• **Short task**: Retype, please, the listing from its opening line through the line that contains "(0,0) rectangle (1008,664);", both included, without the pictures.

• **Provided material**:
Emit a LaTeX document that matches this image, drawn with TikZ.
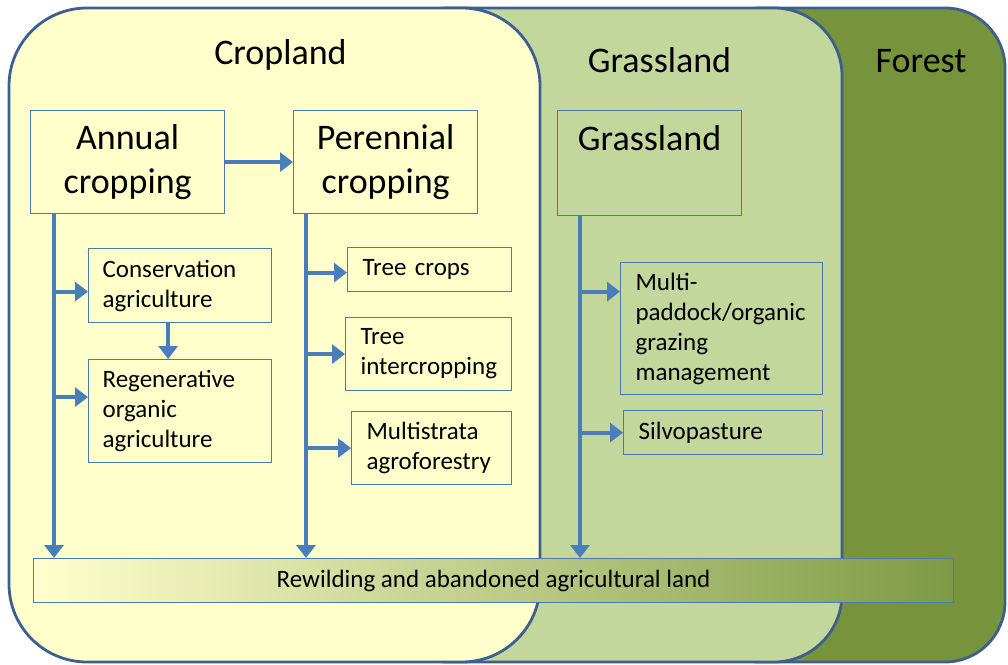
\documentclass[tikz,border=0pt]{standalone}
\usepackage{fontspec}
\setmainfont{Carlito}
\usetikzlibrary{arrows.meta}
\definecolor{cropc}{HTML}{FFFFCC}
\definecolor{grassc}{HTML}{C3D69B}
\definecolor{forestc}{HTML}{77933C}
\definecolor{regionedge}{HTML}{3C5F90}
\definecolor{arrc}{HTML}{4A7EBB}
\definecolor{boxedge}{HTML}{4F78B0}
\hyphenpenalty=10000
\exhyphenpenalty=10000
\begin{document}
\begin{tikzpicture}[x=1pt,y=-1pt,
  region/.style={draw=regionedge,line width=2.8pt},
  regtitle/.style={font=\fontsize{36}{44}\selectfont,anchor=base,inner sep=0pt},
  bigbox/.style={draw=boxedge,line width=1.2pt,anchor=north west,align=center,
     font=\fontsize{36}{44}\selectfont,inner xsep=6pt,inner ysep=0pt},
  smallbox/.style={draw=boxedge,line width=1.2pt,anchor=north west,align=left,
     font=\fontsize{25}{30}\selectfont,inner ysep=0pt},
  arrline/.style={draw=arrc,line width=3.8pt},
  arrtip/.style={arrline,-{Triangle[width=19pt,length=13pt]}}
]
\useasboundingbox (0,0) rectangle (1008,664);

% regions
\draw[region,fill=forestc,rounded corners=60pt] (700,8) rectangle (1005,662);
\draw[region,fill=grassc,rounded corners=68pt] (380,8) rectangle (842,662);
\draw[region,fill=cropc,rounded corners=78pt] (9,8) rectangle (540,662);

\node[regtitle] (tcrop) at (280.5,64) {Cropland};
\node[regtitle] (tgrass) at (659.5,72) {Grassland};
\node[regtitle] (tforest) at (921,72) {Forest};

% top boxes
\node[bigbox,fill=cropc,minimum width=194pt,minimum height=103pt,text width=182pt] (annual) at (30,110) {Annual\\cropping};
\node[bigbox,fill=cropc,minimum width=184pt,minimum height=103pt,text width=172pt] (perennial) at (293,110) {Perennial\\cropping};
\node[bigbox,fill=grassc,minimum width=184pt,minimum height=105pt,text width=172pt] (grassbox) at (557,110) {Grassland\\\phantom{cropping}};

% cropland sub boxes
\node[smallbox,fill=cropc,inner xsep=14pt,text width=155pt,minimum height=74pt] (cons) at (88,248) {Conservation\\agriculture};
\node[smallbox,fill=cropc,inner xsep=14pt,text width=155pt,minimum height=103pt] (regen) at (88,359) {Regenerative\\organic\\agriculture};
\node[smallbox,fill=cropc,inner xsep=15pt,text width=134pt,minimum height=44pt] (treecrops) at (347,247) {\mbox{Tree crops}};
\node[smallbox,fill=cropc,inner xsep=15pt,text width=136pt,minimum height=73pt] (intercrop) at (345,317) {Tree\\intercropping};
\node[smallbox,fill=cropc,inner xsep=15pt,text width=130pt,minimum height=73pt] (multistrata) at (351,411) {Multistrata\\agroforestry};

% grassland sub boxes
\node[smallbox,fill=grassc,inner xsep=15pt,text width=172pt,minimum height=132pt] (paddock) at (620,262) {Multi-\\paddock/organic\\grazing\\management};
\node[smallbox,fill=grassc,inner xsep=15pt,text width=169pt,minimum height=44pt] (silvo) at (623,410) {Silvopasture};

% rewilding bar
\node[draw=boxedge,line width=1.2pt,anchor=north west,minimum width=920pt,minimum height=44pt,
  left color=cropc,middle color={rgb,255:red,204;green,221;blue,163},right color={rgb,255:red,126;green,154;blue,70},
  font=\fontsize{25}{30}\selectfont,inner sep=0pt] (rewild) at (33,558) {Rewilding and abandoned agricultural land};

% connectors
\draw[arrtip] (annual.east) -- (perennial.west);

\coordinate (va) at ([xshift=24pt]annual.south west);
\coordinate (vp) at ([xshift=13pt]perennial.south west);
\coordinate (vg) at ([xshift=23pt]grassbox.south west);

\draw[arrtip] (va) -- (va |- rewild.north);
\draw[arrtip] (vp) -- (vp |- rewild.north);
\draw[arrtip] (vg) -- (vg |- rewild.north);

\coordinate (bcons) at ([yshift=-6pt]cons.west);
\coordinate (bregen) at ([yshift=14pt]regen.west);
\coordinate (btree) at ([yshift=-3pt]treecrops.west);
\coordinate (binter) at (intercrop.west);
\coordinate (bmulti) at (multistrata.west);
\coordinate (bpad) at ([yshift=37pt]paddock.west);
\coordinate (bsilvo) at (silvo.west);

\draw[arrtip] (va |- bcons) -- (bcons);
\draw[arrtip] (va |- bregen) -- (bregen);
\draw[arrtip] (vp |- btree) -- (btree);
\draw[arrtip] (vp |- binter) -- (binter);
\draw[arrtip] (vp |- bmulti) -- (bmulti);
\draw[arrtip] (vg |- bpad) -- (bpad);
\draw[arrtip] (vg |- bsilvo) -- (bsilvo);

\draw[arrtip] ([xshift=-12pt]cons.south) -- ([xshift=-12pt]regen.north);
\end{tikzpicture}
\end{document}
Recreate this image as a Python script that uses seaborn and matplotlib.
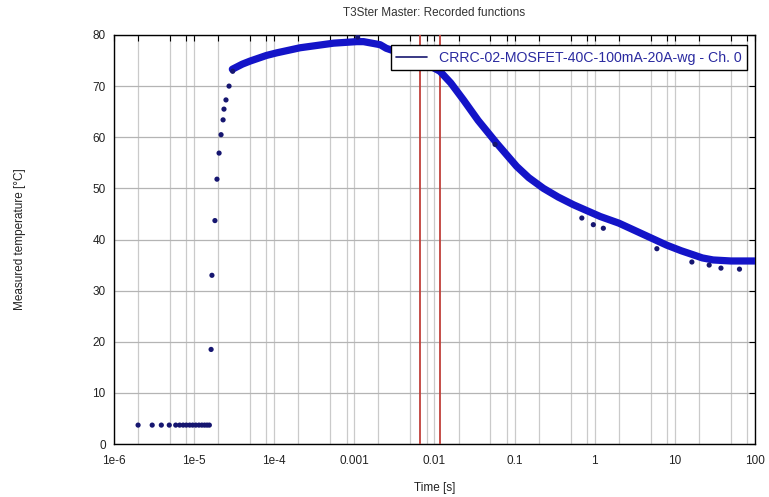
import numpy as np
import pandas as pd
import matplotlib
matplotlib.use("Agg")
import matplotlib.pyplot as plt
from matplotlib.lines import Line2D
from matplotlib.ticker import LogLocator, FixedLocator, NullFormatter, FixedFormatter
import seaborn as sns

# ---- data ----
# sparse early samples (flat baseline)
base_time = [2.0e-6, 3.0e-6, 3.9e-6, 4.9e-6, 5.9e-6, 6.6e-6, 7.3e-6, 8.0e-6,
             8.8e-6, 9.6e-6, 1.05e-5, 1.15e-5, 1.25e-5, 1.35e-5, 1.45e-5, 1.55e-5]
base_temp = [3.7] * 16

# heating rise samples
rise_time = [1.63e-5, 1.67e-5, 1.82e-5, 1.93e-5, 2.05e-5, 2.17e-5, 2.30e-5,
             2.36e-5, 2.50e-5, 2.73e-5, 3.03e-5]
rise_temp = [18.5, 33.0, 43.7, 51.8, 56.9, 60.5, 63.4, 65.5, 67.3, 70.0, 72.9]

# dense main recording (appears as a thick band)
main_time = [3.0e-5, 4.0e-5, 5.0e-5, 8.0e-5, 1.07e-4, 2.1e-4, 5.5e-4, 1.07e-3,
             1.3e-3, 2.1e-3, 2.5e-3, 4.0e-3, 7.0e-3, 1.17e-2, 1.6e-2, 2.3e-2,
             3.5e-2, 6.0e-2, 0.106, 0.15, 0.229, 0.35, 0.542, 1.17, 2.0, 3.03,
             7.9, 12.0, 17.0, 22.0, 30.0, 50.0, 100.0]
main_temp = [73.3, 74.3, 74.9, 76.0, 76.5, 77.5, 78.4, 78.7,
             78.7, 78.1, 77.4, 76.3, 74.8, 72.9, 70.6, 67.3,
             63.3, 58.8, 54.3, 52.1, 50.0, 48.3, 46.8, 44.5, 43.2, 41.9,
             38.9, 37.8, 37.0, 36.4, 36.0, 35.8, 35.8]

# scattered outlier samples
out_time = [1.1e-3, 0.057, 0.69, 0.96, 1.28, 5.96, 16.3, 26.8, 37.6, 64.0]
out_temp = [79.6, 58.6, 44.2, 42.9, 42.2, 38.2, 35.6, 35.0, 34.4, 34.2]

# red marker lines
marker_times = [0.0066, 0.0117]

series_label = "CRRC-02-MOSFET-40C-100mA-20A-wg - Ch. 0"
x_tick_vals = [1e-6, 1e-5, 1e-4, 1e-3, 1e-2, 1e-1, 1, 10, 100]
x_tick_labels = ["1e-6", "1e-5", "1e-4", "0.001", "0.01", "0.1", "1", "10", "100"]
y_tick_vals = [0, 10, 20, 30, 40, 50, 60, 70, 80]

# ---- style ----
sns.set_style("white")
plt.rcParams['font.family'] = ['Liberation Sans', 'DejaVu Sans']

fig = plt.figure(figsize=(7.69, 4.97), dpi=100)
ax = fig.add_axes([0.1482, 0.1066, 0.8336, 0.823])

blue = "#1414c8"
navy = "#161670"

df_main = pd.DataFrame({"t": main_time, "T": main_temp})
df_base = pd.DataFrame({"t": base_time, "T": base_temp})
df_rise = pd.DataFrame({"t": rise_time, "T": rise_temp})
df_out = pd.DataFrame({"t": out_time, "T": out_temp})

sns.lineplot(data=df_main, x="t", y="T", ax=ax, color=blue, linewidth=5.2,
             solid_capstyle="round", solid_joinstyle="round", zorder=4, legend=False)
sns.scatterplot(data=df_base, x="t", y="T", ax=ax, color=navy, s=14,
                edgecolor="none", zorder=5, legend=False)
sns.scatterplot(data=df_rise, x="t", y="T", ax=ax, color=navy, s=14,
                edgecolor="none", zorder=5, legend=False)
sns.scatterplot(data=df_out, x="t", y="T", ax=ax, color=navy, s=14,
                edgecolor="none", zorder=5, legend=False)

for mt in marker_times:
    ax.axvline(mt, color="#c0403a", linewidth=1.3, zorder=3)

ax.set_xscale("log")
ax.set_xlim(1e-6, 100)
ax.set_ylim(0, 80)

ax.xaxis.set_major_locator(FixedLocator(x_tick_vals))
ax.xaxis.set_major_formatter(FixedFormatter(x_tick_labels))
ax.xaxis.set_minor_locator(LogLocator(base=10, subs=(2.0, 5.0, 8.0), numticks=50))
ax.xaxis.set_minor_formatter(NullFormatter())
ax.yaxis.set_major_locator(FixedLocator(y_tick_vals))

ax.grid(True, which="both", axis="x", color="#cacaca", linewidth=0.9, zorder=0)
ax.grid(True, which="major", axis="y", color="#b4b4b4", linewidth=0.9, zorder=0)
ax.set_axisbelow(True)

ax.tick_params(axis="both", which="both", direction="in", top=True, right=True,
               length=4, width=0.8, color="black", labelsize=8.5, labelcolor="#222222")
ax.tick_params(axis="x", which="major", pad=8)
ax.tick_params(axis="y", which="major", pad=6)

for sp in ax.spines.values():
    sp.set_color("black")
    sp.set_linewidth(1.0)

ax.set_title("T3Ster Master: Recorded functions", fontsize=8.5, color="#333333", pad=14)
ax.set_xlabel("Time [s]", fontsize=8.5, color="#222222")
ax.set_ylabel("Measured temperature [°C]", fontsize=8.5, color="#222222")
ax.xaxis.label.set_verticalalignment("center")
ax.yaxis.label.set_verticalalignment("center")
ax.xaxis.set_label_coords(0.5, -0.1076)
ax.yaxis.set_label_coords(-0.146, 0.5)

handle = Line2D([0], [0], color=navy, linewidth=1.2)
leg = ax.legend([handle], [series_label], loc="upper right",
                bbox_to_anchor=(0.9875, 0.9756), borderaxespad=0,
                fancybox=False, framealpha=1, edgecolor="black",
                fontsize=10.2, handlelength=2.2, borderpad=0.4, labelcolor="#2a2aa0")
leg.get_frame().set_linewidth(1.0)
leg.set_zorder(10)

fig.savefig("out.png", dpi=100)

• **Correct result**:
Emit a LaTeX document that matches this image, drawn with TikZ.
\documentclass[tikz,border=0pt]{standalone}
\usepackage{fontspec}
\setmainfont{Carlito}
\usetikzlibrary{arrows.meta}
\definecolor{cropc}{HTML}{FFFFCC}
\definecolor{grassc}{HTML}{C3D69B}
\definecolor{forestc}{HTML}{77933C}
\definecolor{regionedge}{HTML}{3C5F90}
\definecolor{arrc}{HTML}{4A7EBB}
\definecolor{boxedge}{HTML}{4F78B0}
\hyphenpenalty=10000
\exhyphenpenalty=10000
\begin{document}
\begin{tikzpicture}[x=1pt,y=-1pt,
  region/.style={draw=regionedge,line width=2.8pt},
  regtitle/.style={font=\fontsize{36}{44}\selectfont,anchor=base,inner sep=0pt},
  bigbox/.style={draw=boxedge,line width=1.2pt,anchor=north west,align=center,
     font=\fontsize{36}{44}\selectfont,inner xsep=6pt,inner ysep=0pt},
  smallbox/.style={draw=boxedge,line width=1.2pt,anchor=north west,align=left,
     font=\fontsize{25}{30}\selectfont,inner ysep=0pt},
  arrline/.style={draw=arrc,line width=3.8pt},
  arrtip/.style={arrline,-{Triangle[width=19pt,length=13pt]}}
]
\useasboundingbox (0,0) rectangle (1008,664);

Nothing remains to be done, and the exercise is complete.